Common Pitfalls and How to Avoid Them

The Mutable Default Argument Trap

Here’s a mistake I made when I was starting out. I tried to use a dictionary as a default argument in a function:

def add_to_order(item, order={}):
    order[item] = True
    return order

print(add_to_order("coffee"))  # {'coffee': True}
print(add_to_order("tea"))     # {'coffee': True, 'tea': True}

I expected the second call to return just {'tea': True}, but it didn’t. Why? Because default arguments are evaluated only once when the function is defined. To fix this, use None as the default and create the dictionary inside the function:

def add_to_order(item, order=None):
    if order is None:
        order = {}
    order[item] = True
    return order

The KeyError Conundrum

Another common issue is trying to access a key that doesn’t exist. Always check if a key exists before accessing it, or use the .get() method we talked about earlier.

Real-World Applications: Beyond Coffee Orders

Dictionaries are everywhere in real-world programming. Let me share a recent project where I used dictionaries extensively.

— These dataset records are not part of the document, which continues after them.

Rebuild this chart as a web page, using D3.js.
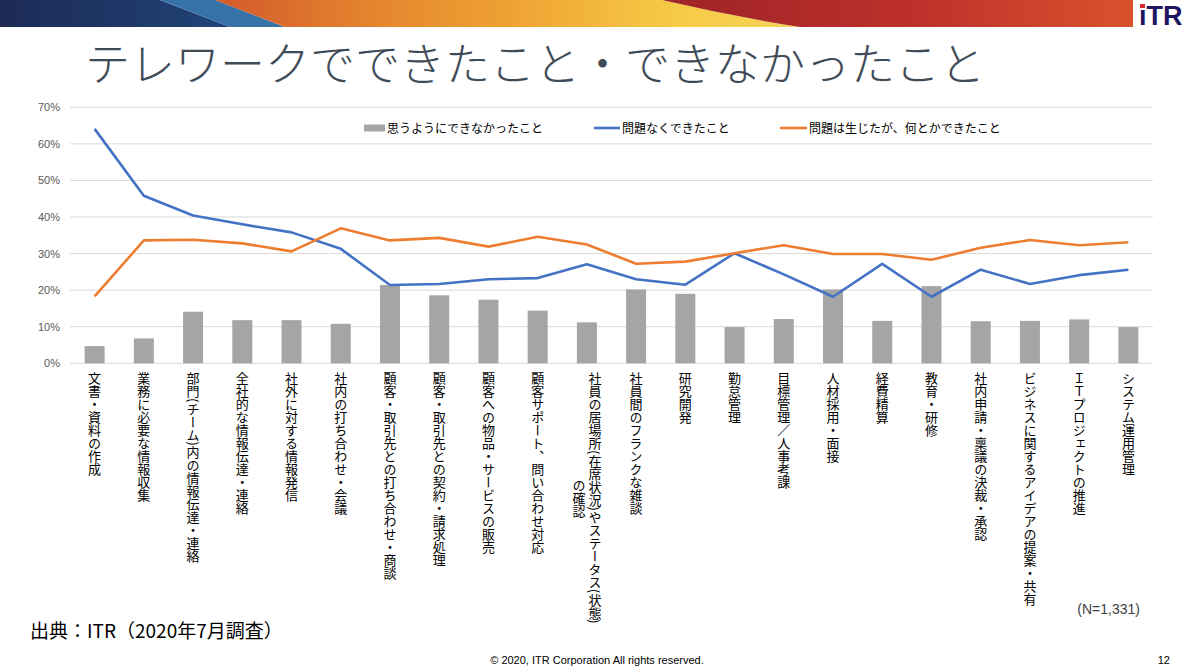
<!DOCTYPE html>
<html><head><meta charset="utf-8">
<script src="https://cdn.jsdelivr.net/npm/d3@7"></script>
<style>
html,body{margin:0;padding:0;background:#fff;}
svg{display:block;}
</style></head>
<body>
<svg id="c" width="1199" height="672"></svg>
<script>
const categories = [
  "文書・資料の作成","業務に必要な情報収集","部門(チーム)内の情報伝達・連絡","全社的な情報伝達・連絡",
  "社外に対する情報発信","社内の打ち合わせ・会議","顧客・取引先との打ち合わせ・商談","顧客・取引先との契約・請求処理",
  "顧客への物品・サービスの販売","顧客サポート、問い合わせ対応","社員の居場所(在席状況)やステータス(状態)\nの確認",
  "社員間のフランクな雑談","研究開発","勤怠管理","目標管理／人事考課","人材採用・面接","経費精算","教育・研修",
  "社内申請・稟議の決裁・承認","ビジネスに関するアイデアの提案・共有","ＩＴプロジェクトの推進","システム運用管理"
];
const notDone   = [4.7, 6.8, 14.1, 11.8, 11.8, 10.8, 21.4, 18.6, 17.4, 14.4, 11.2, 20.2, 19.0, 9.9, 12.1, 20.2, 11.6, 21.1, 11.5, 11.6, 12.0, 9.9];
const noProblem = [64.1, 45.8, 40.4, 38.0, 35.8, 31.3, 21.4, 21.7, 23.0, 23.3, 27.1, 23.0, 21.5, 30.1, 24.3, 18.2, 27.2, 18.2, 25.6, 21.7, 24.1, 25.6];
const managed   = [18.3, 33.6, 33.8, 32.8, 30.6, 36.9, 33.6, 34.3, 31.9, 34.6, 32.5, 27.2, 27.8, 30.1, 32.3, 29.9, 29.9, 28.3, 31.6, 33.7, 32.3, 33.1];
const yTicks = [0,10,20,30,40,50,60,70];
const seriesNames = ["思うようにできなかったこと","問題なくできたこと","問題は生じたが、何とかできたこと"];
const titleText = "テレワークでできたこと・できなかったこと";
const sourceText = "出典：ITR（2020年7月調査）";
const nText = "(N=1,331)";
const copyText = "© 2020, ITR Corporation  All rights reserved.";
const pageNo = "12";

const svg = d3.select("#c");
const JP = "'Noto Sans CJK JP','Noto Sans',sans-serif";
const LAT = "'Liberation Sans','Noto Sans',Arial,sans-serif";

// ---- banner ----
const defs = svg.append("defs");
function lg(id, stops){
  const g = defs.append("linearGradient").attr("id",id).attr("gradientUnits","userSpaceOnUse")
    .attr("x1",stops[0][0]).attr("x2",stops[stops.length-1][0]).attr("y1",0).attr("y2",0);
  stops.forEach(s=>g.append("stop").attr("offset",(s[0]-stops[0][0])/(stops[stops.length-1][0]-stops[0][0])).attr("stop-color",s[1]));
}
lg("gNavy",[[0,"#1d2a55"],[230,"#1f4478"]]);
lg("gOr",[[215,"#d35a2b"],[380,"#e5862e"],[520,"#efa434"],[680,"#f6cb46"],[800,"#f7d458"]]);
lg("gRed",[[660,"#9e2327"],[900,"#bb2f2b"],[1133,"#d9512c"]]);
const H = 27;
svg.append("path").attr("d",`M0,0 L160,0 L230,${H} L0,${H}Z`).attr("fill","url(#gNavy)");
svg.append("path").attr("d",`M160,0 L215,0 L285,${H} L230,${H}Z`).attr("fill","#3773a9");
svg.append("path").attr("d",`M215,0 L662,0 Q730,16 800,${H} L285,${H}Z`).attr("fill","url(#gOr)");
svg.append("path").attr("d",`M662,0 L1133,0 L1133,${H} L800,${H} Q730,16 662,0Z`).attr("fill","url(#gRed)");
// logo
svg.append("text").attr("x",1139).attr("y",25).attr("font-family","'Liberation Sans Narrow','Liberation Sans',sans-serif")
  .attr("font-weight","bold").attr("font-size",27).attr("fill","#1c1760").text("ıTR");
svg.append("rect").attr("x",1140).attr("y",4).attr("width",5).attr("height",4).attr("fill","#d22b2b");

// ---- title ----
svg.append("text").attr("x",85).attr("y",81).attr("font-family",JP).attr("font-weight",300)
  .attr("font-size",45).attr("fill","#3f4b57").attr("textLength",900).attr("lengthAdjust","spacingAndGlyphs").text(titleText);

// ---- chart ----
const x = d3.scaleBand().domain(categories).range([70,1153]).paddingInner(0).paddingOuter(0);
const y = d3.scaleLinear().domain([0,70]).range([363.3,107.3]);
const g = svg.append("g");

// grid
g.selectAll("line.grid").data(yTicks).join("line").attr("class","grid")
  .attr("x1",70).attr("x2",1153).attr("y1",d=>y(d)).attr("y2",d=>y(d))
  .attr("stroke","#d9d9d9").attr("stroke-width",1);

// y axis labels
const yAxis = d3.axisLeft(y).tickValues(yTicks).tickFormat(d=>d+"%").tickSize(0).tickPadding(0);
const ya = g.append("g").attr("transform","translate(60,0)").call(yAxis);
ya.select(".domain").remove();
ya.selectAll("text").attr("font-family",LAT).attr("font-size",11).attr("fill","#595959");

// bars
const bw = 20;
g.selectAll("rect.bar").data(notDone).join("rect").attr("class","bar")
  .attr("x",(d,i)=>x(categories[i])+x.bandwidth()/2-bw/2).attr("width",bw)
  .attr("y",d=>y(d)).attr("height",d=>y(0)-y(d)).attr("fill","#a5a5a5");

// lines
const line = d3.line().x((d,i)=>x(categories[i])+x.bandwidth()/2).y(d=>y(d));
g.append("path").datum(noProblem).attr("d",line).attr("fill","none").attr("stroke","#4472c4").attr("stroke-width",2.6).attr("stroke-linejoin","round");
g.append("path").datum(managed).attr("d",line).attr("fill","none").attr("stroke","#ed7d31").attr("stroke-width",2.6).attr("stroke-linejoin","round");

// x labels (vertical)
categories.forEach((c,i)=>{
  const cx = x(c)+x.bandwidth()/2;
  const parts = c.split("\n");
  if(parts.length===1){
    g.append("text").attr("x",cx).attr("y",372).attr("font-family",JP).attr("font-size",13)
      .attr("fill","#000").style("writing-mode","vertical-rl").text(c);
  } else {
    const t1 = g.append("text").attr("x",cx+8).attr("y",372).attr("font-family",JP).attr("font-size",13)
      .attr("fill","#000").style("writing-mode","vertical-rl").text(parts[0]);
    const len = t1.node().getComputedTextLength();
    g.append("text").attr("x",cx-8).attr("y",372+len/2).attr("text-anchor","middle").attr("font-family",JP).attr("font-size",13)
      .attr("fill","#000").style("writing-mode","vertical-rl").text(parts[1]);
    t1.attr("x",cx+8);
  }
});

// legend
const leg = svg.append("g").attr("font-family",JP).attr("font-size",12).attr("fill","#000");
leg.append("rect").attr("x",364).attr("y",124.5).attr("width",21).attr("height",7).attr("fill","#a5a5a5");
leg.append("text").attr("x",387).attr("y",132.5).text(seriesNames[0]);
leg.append("line").attr("x1",594).attr("x2",620).attr("y1",128).attr("y2",128).attr("stroke","#4472c4").attr("stroke-width",2.6);
leg.append("text").attr("x",622).attr("y",132.5).text(seriesNames[1]);
leg.append("line").attr("x1",780).attr("x2",807).attr("y1",128).attr("y2",128).attr("stroke","#ed7d31").attr("stroke-width",2.6);
leg.append("text").attr("x",809).attr("y",132.5).text(seriesNames[2]);

// footer
svg.append("text").attr("x",30).attr("y",638).attr("font-family",JP).attr("font-size",19).attr("fill","#000").text(sourceText);
svg.append("text").attr("x",1140).attr("y",614).attr("text-anchor","end").attr("font-family",LAT).attr("font-size",14).attr("fill","#404040").text(nText);
svg.append("text").attr("x",597).attr("y",664).attr("text-anchor","middle").attr("font-family",LAT).attr("font-size",11).attr("fill","#000").text(copyText);
svg.append("text").attr("x",1170).attr("y",664).attr("text-anchor","end").attr("font-family",LAT).attr("font-size",11).attr("fill","#000").text(pageNo);
</script>
</body></html>
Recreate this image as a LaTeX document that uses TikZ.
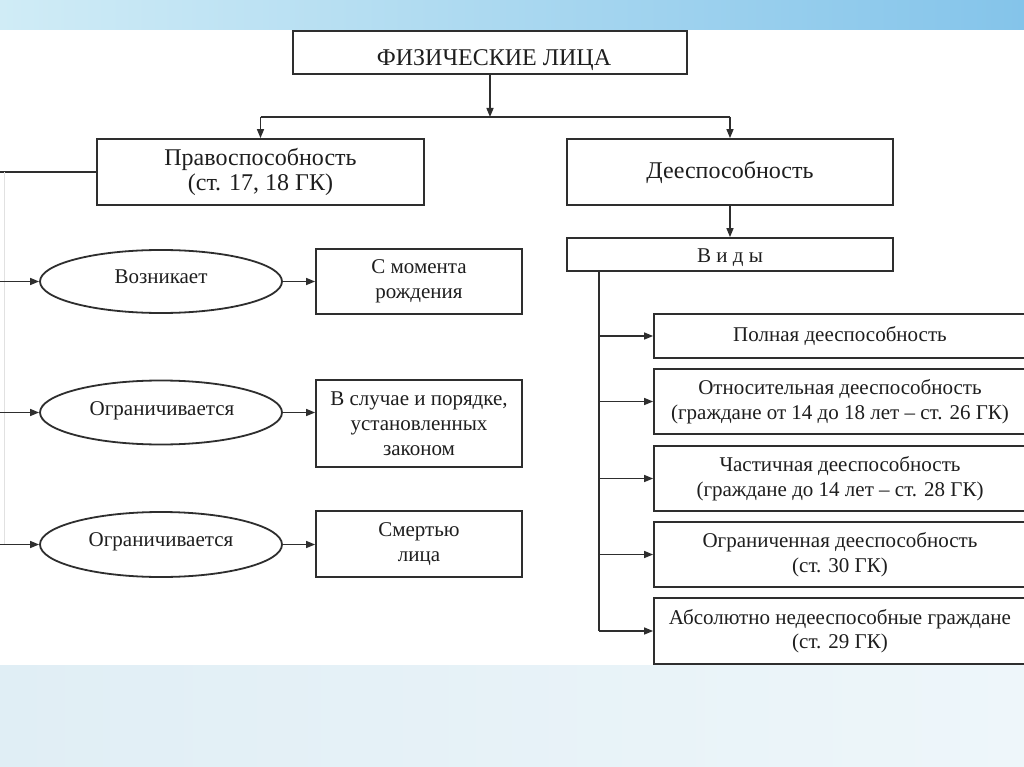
\documentclass[tikz,border=0pt]{standalone}
\usepackage{fontspec}
\setmainfont{Liberation Serif}
\usetikzlibrary{shapes.geometric,arrows.meta}
\definecolor{ink}{HTML}{1E1E1E}
\definecolor{frame}{HTML}{2E2E2E}
\tikzset{
  every node/.style={text=ink},
  boxnode/.style={draw=frame, line width=1.8pt, rectangle, inner sep=0pt, align=center},
  ellnode/.style={draw=frame, line width=1.8pt, ellipse, inner sep=0pt, align=center},
  txt/.style={inner sep=0pt, align=center},
  conn/.style={draw=frame, line width=1.4pt},
  arr/.style={conn, -{Triangle[length=9pt,width=7pt]}},
  ftitle/.style={font=\fontsize{24}{26}\selectfont},
  flevel/.style={font=\fontsize{24}{25}\selectfont},
  fmid/.style={font=\fontsize{21}{25}\selectfont},
  fright/.style={font=\fontsize{21}{24.5}\selectfont},
}
\begin{document}
\begin{tikzpicture}[x=1pt,y=-1pt]
\useasboundingbox (0,0) rectangle (1024,767);
\clip (0,0) rectangle (1024,767);
% background
\fill[white] (0,0) rectangle (1024,767);
\shade[left color={rgb,255:red,208;green,236;blue,246}, right color={rgb,255:red,132;green,196;blue,234}] (0,0) rectangle (1024,30);
\shade[left color={rgb,255:red,224;green,238;blue,245}, right color={rgb,255:red,238;green,246;blue,250}] (0,665) rectangle (1024,767);

% top level
\node[boxnode, minimum width=394pt, minimum height=43pt] (title) at (490,52.5) {};
\node[txt, ftitle] (titletext) at (494,60) {ФИЗИЧЕСКИЕ ЛИЦА};
\node[boxnode, flevel, minimum width=327pt, minimum height=66pt] (pravo) at (260.5,172) {Правоспособность\\(ст. 17, 18 ГК)};
\node[boxnode, flevel, minimum width=326pt, minimum height=66pt] (dee) at (730,172) {Дееспособность};
\node[boxnode, minimum width=326pt, minimum height=33pt] (vidy) at (730,254.5) {};
\node[txt, fright] (vidytext) at (730,258) {В и д ы};

\coordinate (split) at (490,117);
\draw[arr] (title.south) -- (split);
\draw[conn] (pravo.north |- split) -- (dee.north |- split);
\draw[arr] (pravo.north |- split) -- (pravo.north);
\draw[arr] (dee.north |- split) -- (dee.north);

% left branch
\node[ellnode, minimum width=242pt, minimum height=63pt] (e1) at (161,281.5) {};
\node[ellnode, minimum width=242pt, minimum height=64pt] (e2) at (161,412.5) {};
\node[ellnode, minimum width=242pt, minimum height=65pt] (e3) at (161,544.5) {};
\node[txt, fmid] (e1t) at (161,277) {Возникает};
\node[txt, fmid] (e2t) at (162,411) {Ограничивается};
\node[txt, fmid] (e3t) at (161,542) {Ограничивается};
\node[boxnode, fmid, minimum width=206pt, minimum height=65pt] (b1) at (419,281.5) {С момента\\рождения};
\node[boxnode, fmid, minimum width=206pt, minimum height=87pt] (b2) at (419,423.5) {В случае и порядке,\\установленных\\законом};
\node[boxnode, fmid, minimum width=206pt, minimum height=66pt] (b3) at (419,544) {Смертью\\лица};

\coordinate (lft) at (0,172);
\coordinate (spine) at (4,172);
\draw[conn] (pravo.west) -- (lft);
\draw[draw={rgb,255:red,225;green,225;blue,225}, line width=1pt] (spine) -- (spine |- e3.west);
\draw[arr] (lft |- e1.west) -- (e1.west);
\draw[arr] (lft |- e2.west) -- (e2.west);
\draw[arr] (lft |- e3.west) -- (e3.west);
\draw[arr] (e1.east) -- (e1.east -| b1.west);
\draw[arr] (e2.east) -- (e2.east -| b2.west);
\draw[arr] (e3.east) -- (e3.east -| b3.west);

% right branch
\draw[arr] (dee.south) -- (vidy.north);
\node[boxnode, fright, minimum width=372pt, minimum height=44pt] (r1) at (840,336) {Полная дееспособность};
\node[boxnode, fright, minimum width=372pt, minimum height=65pt] (r2) at (840,401.5) {Относительная дееспособность\\(граждане от 14 до 18 лет – ст. 26 ГК)};
\node[boxnode, fright, minimum width=372pt, minimum height=65pt] (r3) at (840,478.5) {Частичная дееспособность\\(граждане до 14 лет – ст. 28 ГК)};
\node[boxnode, fright, minimum width=372pt, minimum height=65pt] (r4) at (840,554.5) {Ограниченная дееспособность\\(ст. 30 ГК)};
\node[boxnode, fright, minimum width=372pt, minimum height=66pt] (r5) at (840,631) {Абсолютно недееспособные граждане\\(ст. 29 ГК)};

\coordinate (vtop) at (599,271);
\draw[conn] (vtop) -- (vtop |- r5.west);
\draw[arr] (vtop |- r1.west) -- (r1.west);
\draw[arr] (vtop |- r2.west) -- (r2.west);
\draw[arr] (vtop |- r3.west) -- (r3.west);
\draw[arr] (vtop |- r4.west) -- (r4.west);
\draw[arr] (vtop |- r5.west) -- (r5.west);
\end{tikzpicture}
\end{document}
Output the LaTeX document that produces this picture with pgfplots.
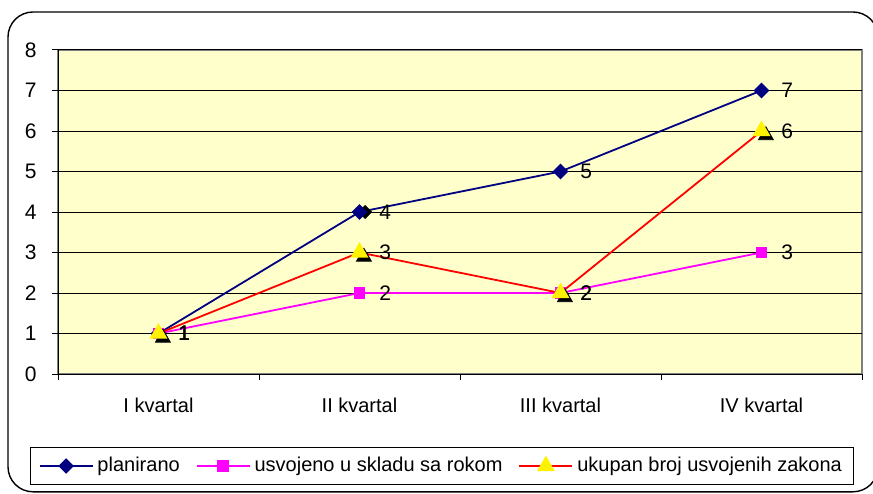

I was working on a data analysis tool for a tech startup. We needed to process user behavior data from their app. Here’s a simplified version of how we used dictionaries:

user_data = {
    "user_id": "12345",
    "actions": {
        "login": {"count": 10, "last_time": "2023-10-15 08:30:00"},
        "purchase": {"count": 2, "total_amount": 150.00},
        "view_product": {"count": 25, "categories": ["electronics", "books"]}
    },
    "preferences": {
        "theme": "dark",
        "notifications": True
    }
}

# Analyzing user behavior
for action, data in user_data["actions"].items():
    print(f"User performed {action} {data['count']} times")

# Updating preferences
user_data["preferences"]["theme"] = "light"

# Adding new data
user_data["actions"]["logout"] = {"count": 5, "last_time": "2023-10-15 17:45:00"}

This structure allowed us to easily add new types of actions or preferences without changing our core processing logic. It was flexible, efficient, and made our data analysis a breeze.